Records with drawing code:
◆ ◆ ◆ ◆ ◆

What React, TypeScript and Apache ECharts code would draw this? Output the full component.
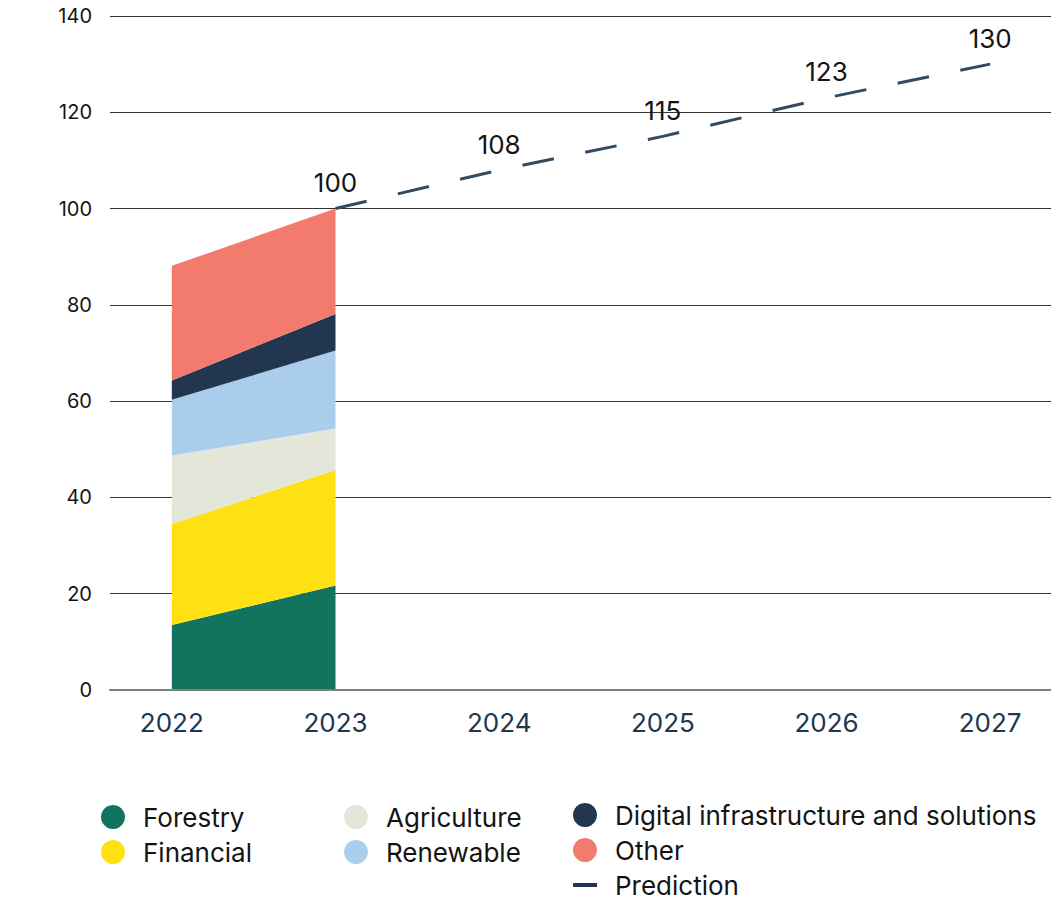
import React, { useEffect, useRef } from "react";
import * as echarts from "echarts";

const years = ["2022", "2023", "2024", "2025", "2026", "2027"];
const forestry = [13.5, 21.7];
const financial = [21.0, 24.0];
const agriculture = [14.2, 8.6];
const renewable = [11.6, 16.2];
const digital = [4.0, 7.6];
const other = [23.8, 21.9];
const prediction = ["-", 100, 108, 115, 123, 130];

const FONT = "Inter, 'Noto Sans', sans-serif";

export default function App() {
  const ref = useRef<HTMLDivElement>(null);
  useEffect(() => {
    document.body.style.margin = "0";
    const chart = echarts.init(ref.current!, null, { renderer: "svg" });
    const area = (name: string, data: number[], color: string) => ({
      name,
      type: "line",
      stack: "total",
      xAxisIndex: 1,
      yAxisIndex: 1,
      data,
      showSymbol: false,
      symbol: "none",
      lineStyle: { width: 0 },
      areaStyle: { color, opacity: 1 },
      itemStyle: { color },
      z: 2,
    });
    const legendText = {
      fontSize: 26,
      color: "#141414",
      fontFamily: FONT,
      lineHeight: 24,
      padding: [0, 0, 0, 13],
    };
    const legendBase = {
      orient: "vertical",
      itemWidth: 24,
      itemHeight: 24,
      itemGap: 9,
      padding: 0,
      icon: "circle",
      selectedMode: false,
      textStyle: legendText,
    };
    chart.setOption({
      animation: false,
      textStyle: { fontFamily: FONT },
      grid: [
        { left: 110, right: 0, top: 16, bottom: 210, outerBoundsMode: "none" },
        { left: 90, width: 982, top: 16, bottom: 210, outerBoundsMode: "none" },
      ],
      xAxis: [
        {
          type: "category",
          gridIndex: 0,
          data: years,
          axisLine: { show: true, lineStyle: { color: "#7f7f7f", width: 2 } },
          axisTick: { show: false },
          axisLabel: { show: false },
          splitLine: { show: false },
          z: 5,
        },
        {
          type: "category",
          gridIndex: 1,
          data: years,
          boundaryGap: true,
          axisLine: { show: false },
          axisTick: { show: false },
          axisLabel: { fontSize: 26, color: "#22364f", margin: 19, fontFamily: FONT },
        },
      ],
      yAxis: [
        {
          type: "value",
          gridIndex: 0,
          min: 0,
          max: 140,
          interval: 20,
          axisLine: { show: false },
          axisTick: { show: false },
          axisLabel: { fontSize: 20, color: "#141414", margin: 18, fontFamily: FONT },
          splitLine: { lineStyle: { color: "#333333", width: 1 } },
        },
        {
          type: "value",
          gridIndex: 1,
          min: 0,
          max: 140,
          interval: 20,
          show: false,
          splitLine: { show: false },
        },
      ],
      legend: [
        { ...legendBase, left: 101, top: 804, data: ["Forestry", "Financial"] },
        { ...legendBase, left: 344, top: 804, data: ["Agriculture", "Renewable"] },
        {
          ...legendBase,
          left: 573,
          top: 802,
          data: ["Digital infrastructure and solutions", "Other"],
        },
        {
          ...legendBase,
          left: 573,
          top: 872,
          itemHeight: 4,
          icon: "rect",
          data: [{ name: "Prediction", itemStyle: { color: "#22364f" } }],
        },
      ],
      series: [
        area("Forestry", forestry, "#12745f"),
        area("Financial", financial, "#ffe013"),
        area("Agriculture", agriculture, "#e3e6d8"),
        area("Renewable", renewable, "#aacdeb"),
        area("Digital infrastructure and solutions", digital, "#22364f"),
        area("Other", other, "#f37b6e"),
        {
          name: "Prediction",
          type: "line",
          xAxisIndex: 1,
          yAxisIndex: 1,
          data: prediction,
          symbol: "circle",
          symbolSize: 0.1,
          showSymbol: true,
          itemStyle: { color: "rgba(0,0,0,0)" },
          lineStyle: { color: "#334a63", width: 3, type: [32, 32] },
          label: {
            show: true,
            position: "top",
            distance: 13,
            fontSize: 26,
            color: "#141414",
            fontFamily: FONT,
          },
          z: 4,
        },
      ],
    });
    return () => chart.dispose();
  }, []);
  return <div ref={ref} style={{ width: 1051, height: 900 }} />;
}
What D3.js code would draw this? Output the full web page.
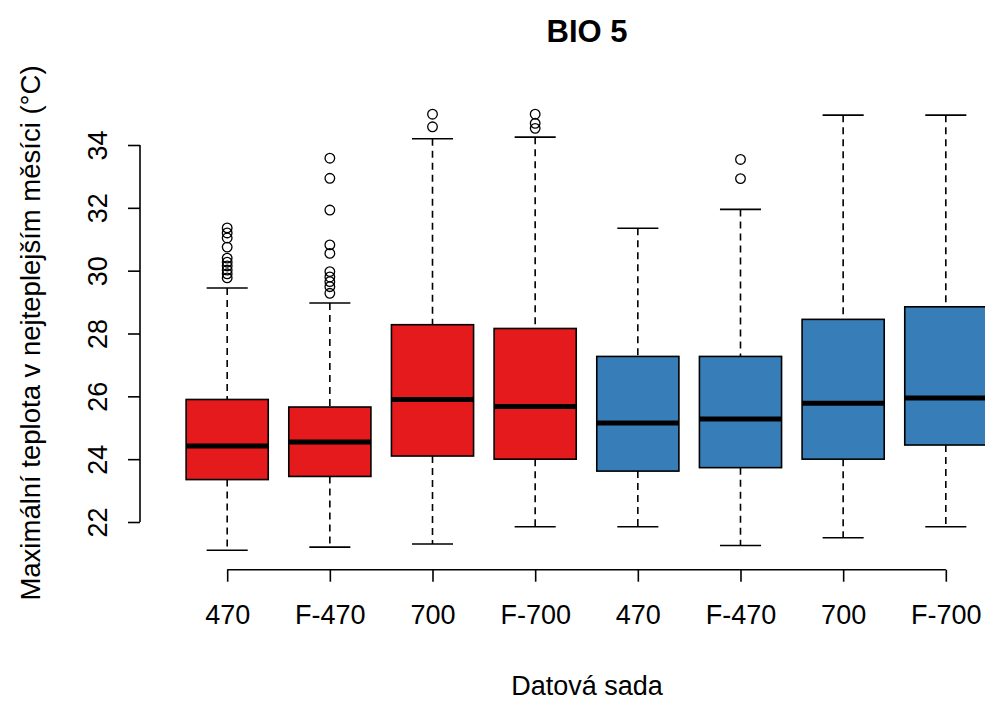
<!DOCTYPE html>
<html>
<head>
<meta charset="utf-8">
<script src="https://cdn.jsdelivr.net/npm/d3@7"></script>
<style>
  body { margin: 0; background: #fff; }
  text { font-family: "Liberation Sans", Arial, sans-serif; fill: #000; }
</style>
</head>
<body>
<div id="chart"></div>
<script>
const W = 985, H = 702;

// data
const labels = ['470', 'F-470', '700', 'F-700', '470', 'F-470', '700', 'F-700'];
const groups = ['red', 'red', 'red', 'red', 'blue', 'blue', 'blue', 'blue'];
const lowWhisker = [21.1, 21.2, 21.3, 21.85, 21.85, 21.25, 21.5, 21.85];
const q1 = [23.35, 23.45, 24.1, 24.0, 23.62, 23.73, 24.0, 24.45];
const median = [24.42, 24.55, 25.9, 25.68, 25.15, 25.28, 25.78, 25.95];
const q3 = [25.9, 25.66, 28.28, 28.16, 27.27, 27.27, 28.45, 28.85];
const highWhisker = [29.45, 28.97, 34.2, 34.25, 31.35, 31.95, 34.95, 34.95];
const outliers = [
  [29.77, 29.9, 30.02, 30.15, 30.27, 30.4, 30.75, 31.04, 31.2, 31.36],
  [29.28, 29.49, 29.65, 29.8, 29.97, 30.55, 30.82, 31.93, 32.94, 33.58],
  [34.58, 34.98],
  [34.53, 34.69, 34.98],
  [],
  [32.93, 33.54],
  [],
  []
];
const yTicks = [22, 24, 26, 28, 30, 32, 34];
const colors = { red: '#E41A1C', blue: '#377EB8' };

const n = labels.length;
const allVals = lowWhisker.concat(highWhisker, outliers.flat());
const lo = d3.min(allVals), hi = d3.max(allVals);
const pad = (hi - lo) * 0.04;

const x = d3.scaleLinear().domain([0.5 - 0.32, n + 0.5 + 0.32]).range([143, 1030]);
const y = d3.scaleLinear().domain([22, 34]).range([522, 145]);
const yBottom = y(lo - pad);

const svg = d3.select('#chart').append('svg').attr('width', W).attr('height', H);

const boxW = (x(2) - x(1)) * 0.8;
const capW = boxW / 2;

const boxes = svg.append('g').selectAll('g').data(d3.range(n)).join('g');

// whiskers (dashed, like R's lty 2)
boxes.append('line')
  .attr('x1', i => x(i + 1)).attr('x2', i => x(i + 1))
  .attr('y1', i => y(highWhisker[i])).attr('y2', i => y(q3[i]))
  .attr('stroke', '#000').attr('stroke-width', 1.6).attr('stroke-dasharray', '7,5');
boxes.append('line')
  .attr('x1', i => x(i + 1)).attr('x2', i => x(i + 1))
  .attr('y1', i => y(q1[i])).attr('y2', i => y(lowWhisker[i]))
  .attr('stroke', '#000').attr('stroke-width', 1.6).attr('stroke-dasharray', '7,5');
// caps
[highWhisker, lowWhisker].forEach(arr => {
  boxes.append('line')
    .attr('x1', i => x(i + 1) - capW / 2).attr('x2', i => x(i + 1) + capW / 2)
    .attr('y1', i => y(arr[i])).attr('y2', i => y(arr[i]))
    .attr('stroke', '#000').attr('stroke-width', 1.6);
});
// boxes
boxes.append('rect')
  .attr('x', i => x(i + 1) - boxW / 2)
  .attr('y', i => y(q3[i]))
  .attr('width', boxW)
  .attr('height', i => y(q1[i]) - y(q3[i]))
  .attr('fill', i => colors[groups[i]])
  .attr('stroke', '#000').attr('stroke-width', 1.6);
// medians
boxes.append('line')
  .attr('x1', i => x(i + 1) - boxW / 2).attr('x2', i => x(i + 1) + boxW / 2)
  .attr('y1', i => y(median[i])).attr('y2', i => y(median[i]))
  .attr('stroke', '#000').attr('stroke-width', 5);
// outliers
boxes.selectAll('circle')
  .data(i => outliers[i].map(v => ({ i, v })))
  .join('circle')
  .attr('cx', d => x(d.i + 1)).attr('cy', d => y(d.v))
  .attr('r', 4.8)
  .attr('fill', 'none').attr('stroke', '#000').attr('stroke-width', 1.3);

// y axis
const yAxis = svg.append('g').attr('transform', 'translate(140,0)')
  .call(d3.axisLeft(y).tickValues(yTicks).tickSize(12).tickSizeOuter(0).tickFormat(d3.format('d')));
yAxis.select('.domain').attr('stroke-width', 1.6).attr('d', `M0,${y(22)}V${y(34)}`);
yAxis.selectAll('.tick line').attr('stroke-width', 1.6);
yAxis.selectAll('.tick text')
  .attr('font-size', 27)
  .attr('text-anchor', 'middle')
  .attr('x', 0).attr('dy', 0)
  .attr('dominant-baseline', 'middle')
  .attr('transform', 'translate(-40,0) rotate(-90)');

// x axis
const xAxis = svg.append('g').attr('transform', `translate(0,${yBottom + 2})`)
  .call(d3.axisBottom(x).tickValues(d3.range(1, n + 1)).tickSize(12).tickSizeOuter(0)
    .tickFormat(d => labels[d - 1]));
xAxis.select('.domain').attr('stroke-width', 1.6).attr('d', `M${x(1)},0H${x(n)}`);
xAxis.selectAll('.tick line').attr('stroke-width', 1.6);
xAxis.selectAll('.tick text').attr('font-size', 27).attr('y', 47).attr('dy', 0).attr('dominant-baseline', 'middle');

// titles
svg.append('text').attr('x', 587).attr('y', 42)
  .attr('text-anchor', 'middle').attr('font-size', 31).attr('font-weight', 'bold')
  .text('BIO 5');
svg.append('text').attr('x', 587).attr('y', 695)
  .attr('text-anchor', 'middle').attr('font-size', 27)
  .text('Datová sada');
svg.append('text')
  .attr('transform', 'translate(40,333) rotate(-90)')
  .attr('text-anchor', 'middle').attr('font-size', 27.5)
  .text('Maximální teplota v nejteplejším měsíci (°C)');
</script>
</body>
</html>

◆ ◆ ◆ ◆ ◆

→ **SET TASK**
Pick out each line containing "this" and report it.

→ **FULL OUTPUT**
What React, TypeScript and Apache ECharts code would draw this? Output the full component.
What D3.js code would draw this? Output the full web page.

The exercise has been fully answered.